Dear President Bacow,
Is there a good educational reason for having former President Bush as Fares Lecturer this year? Though you have received letters from faculty suggesting the answer is no, you have publicly defended the invitation. In your words, it is evidence of intellectual diversity at Tufts.
We are not convinced that intellectual diversity is the issue. If the point, as you have indicated before the faculty, is to make sure one side of the debate over United States policy in the Middle East, as represented by last year's Fares speaker, former President Clinton, is balanced by the opposing view, a lecture by former President Bush is hardly the ideal means. Not only has he spoken at Tufts before in this same venue (the 1994 Fares Lecture), as a key architect of the policy now in force, whose historical reputation as First Executive may rest on how one views his involvement in it, he is also poorly placed to air his honest opinion.

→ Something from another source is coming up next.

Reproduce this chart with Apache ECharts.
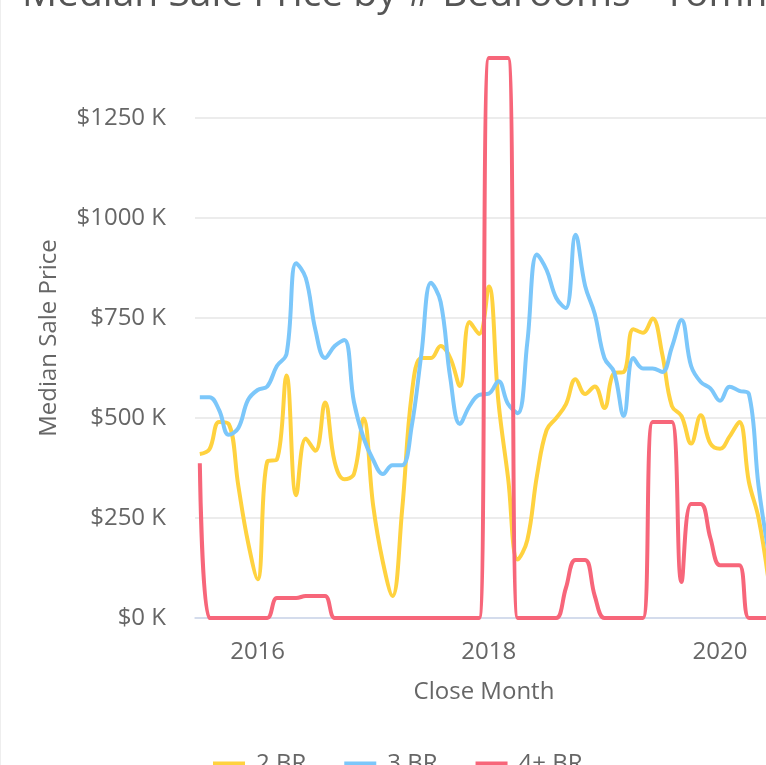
<!DOCTYPE html>
<html>
<head>
    <meta charset="utf-8">
    <title>Median Sale Price by # Bedrooms</title>
    <script src="https://cdn.jsdelivr.net/npm/echarts@6/dist/echarts.min.js"></script>
    <style>
        html, body { margin: 0; padding: 0; overflow: hidden; background: #fff; }
        #main { position: absolute; left: 0; top: 0; width: 800px; height: 765px; border-left: 1px solid #eee; }
    </style>
</head>
<body>
    <div id="main"></div>
    <script type="text/javascript">
        var myChart = echarts.init(document.getElementById('main'));

        // close months (category axis)
        var months = [
            '2015-07', '2015-08', '2015-09', '2015-10', '2015-11', '2015-12',
            '2016-01', '2016-02', '2016-03', '2016-04', '2016-05', '2016-06',
            '2016-07', '2016-08', '2016-09', '2016-10', '2016-11', '2016-12',
            '2017-01', '2017-02', '2017-03', '2017-04', '2017-05', '2017-06',
            '2017-07', '2017-08', '2017-09', '2017-10', '2017-11', '2017-12',
            '2018-01', '2018-02', '2018-03', '2018-04', '2018-05', '2018-06',
            '2018-07', '2018-08', '2018-09', '2018-10', '2018-11', '2018-12',
            '2019-01', '2019-02', '2019-03', '2019-04', '2019-05', '2019-06',
            '2019-07', '2019-08', '2019-09', '2019-10', '2019-11', '2019-12',
            '2020-01', '2020-02', '2020-03', '2020-04', '2020-05', '2020-06'
        ];

        // median sale price, $K
        var br2 = [
            410, 422, 490, 485, 330, 190, 97, 391, 396, 606, 307, 449,
            418, 539, 390, 347, 360, 499, 280, 140, 55, 270, 560, 650,
            650, 680, 650, 580, 740, 710, 829, 540, 350, 146, 195, 356,
            470, 500, 534, 597, 560, 579, 525, 612, 615, 722, 713, 749,
            660, 530, 505, 436, 507, 436, 423, 454, 490, 340, 250, 100
        ];
        var br3 = [
            552, 552, 520, 458, 475, 545, 570, 579, 630, 660, 887, 850,
            720, 650, 680, 695, 540, 450, 395, 360, 382, 382, 480, 660,
            838, 790, 600, 485, 530, 558, 561, 592, 535, 512, 690, 909,
            870, 800, 775, 958, 830, 760, 650, 615, 505, 650, 624, 624,
            615, 677, 745, 630, 590, 574, 543, 578, 568, 560, 330, 170
        ];
        var br4 = [
            387, 0, 0, 0, 0, 0, 0, 0, 50, 50, 50, 55,
            55, 55, 0, 0, 0, 0, 0, 0, 0, 0, 0, 0,
            0, 0, 0, 0, 0, 0, 1400, 1400, 1400, 0, 0, 0,
            0, 0, 75, 145, 145, 55, 0, 0, 0, 0, 0, 490,
            490, 490, 90, 285, 285, 200, 132, 132, 132, 0, 0, 0
        ];

        var labelColor = '#666';
        var font = 'Open Sans';

        function lineSeries(name, data, color) {
            return {
                name: name,
                type: 'line',
                data: data,
                smooth: 0.4,
                showSymbol: false,
                lineStyle: { color: color, width: 4 },
                itemStyle: { color: color }
            };
        }

        var option = {
            animation: false,
            textStyle: { fontFamily: font },
            title: {
                text: 'Median Sale Price by # Bedrooms - Tomm',
                left: 16,
                top: -30,
                textStyle: { fontFamily: font, fontSize: 39, fontWeight: 'normal', color: '#555' }
            },
            legend: {
                left: 207,
                top: 747,
                icon: 'rect',
                itemWidth: 32,
                itemHeight: 5,
                itemGap: 38,
                textStyle: { fontFamily: font, fontSize: 24, color: labelColor, padding: [0, 0, 0, 6] },
                data: ['2 BR', '3 BR', '4+ BR']
            },
            grid: {
                left: 194,
                right: 28,
                top: 58,
                bottom: 147
            },
            xAxis: {
                type: 'category',
                data: months,
                boundaryGap: true,
                name: 'Close Month',
                nameLocation: 'middle',
                nameGap: 62,
                nameTextStyle: { fontFamily: font, fontSize: 24, color: labelColor },
                axisLine: { lineStyle: { color: '#ccd6eb', width: 1.5 } },
                axisTick: { show: false },
                axisLabel: {
                    fontFamily: font,
                    fontSize: 24,
                    color: labelColor,
                    margin: 22,
                    interval: function (index, value) {
                        var y = +value.slice(0, 4);
                        return value.slice(5) === '01' && y % 2 === 0;
                    },
                    formatter: function (value) {
                        return value.slice(0, 4);
                    }
                },
                splitLine: { show: false }
            },
            yAxis: {
                type: 'value',
                min: 0,
                max: 1400,
                interval: 250,
                name: 'Median Sale Price',
                nameLocation: 'middle',
                nameGap: 134,
                nameTextStyle: { fontFamily: font, fontSize: 24, color: labelColor },
                axisLine: { show: false },
                axisTick: { show: false },
                axisLabel: {
                    fontFamily: font,
                    fontSize: 24,
                    color: labelColor,
                    margin: 29,
                    showMaxLabel: false,
                    formatter: function (v) { return '$' + v + ' K'; }
                },
                splitLine: { showMaxLine: false, lineStyle: { color: '#e6e6e6', width: 1.5 } }
            },
            series: [
                lineSeries('2 BR', br2, '#FFD23F'),
                lineSeries('3 BR', br3, '#7CC7FA'),
                lineSeries('4+ BR', br4, '#F7667A')
            ]
        };

        myChart.setOption(option);
    </script>
</body>
</html>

But if the issue is not diversity -- an ideal we otherwise applaud you for pursuing -- then what is? Two more obvious possibilities come to mind. First, the predicament of America and the world in February 2003. In this day of instant communication, almost no one on the globe is unaware of preparations for war on Iraq. Daily in the United States we confront newspaper and TV debates over our country's march to war, as well as a media blitz from the current Bush administration defending its role and making war more likely. To host the father of the President -- a man who deeply shaped the policy being implemented by his son and members of whose own administration are prominent among his son's chief officers and advisers -- at what is possibly Tufts' most prestigious annual event, where he will be almost required to focus his speech on questions concerning the imminent war in Iraq, strikes us as beyond comprehension. A recent article in the Daily served as a reminder of Tufts' new policy on political speakers. The intention is to rule out any formal reception on campus of lecturers campaigning for office or political advantage. Maybe former President Bush doesn't fit that prescription exactly, but he comes awfully close. At a moment like this, he is precisely the kind of invitee to avoid. The publicity and political spin inevitably weighing on his visit to Tufts will overwhelm every other aspect of his appearance here, including any potential for insight into his or his son's geopolitical goals.

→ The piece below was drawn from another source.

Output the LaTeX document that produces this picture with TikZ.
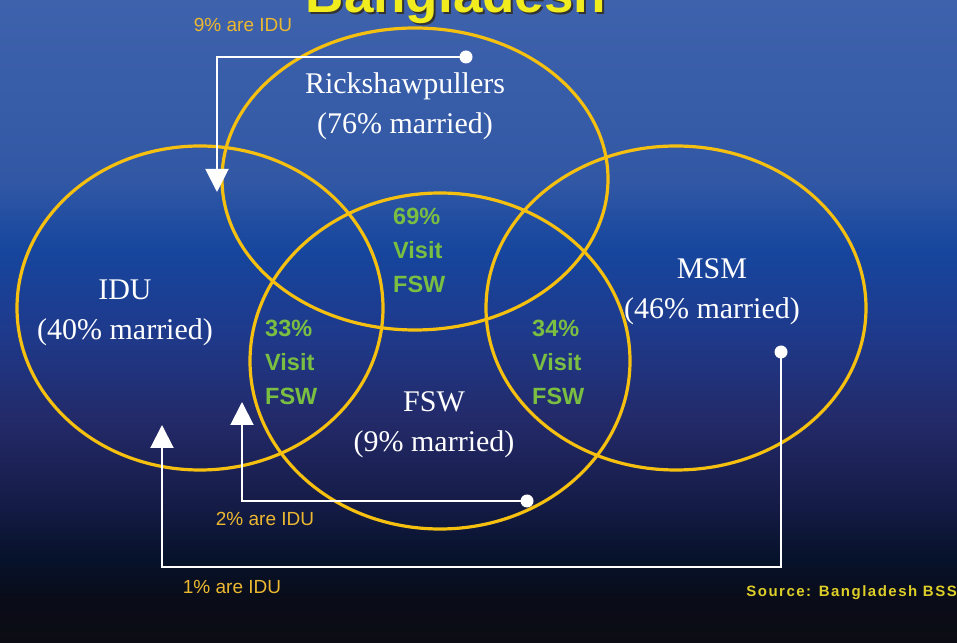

But second, and of even greater importance for the academic health and integrity of Tufts itself, is the question of endowment-oriented politics. In contrast to the difficulty of imagining educational and inquiry-oriented reasons for choosing former President Bush as lecturer, it is easy to conceive of local but extra-academic political motives for inviting him. Issam Fares, the benefactor of the Fares Lectures, is both a prominent Lebanese businessman and a senior member of the Lebanese government. That the lecture series he has subsidized, and over which he apparently still maintains considerable policy-setting influence, should for a second time in its mere ten years of existence honor former President Bush by selecting him as Fares Lecturer, creates a public image of this university we should do everything to avoid. A glance at the list of Fares Lecturers reveals the dominating presence of the most illustrious members of the former and current Bush administrations: former President Bush (now twice); former Secretary of State, Secretary of the Treasury and White House Chief of Staff James Baker; former Chair of the Joint Chiefs of Staff and current Secretary of State Colin Powell. In light of both past and current relations between the United States and the British government, former Prime Minister Margaret Thatcher fits in perfectly. Just slightly less at home is former French President Val?©ry Giscard d'Estaing. Only former peace-negotiator and Senator George Mitchell and former President Clinton provide any contrast, a secondary motif, perhaps, in what is from beginning to end a paean to the United States governing elite.
This does not look to us like intellectual diversity; rather it suggests that Tufts is being used to further an external agenda. It makes us wonder whether Tufts, a university that should rightly command respect, exercises any control over the funds it accepts from well-placed donors. Or whether it recognizes how precious is maintaining intellectual independence from powerful and partisan interests outside the world of ideas. Here, after all, is where an institution of higher education must be most punctilious, defending the freedom of inquiry unique to academe. We are deeply saddened by the example Tufts now risks presenting to the world, and to its own student body, on its attitude towards these, the values that ought to lie at its core.
Sincerely,
Steven Marrone
Elizabeth Ammons
Steven Marrone is a professor in the Department of History and Elizabeth Ammons is a professor in the Department of English.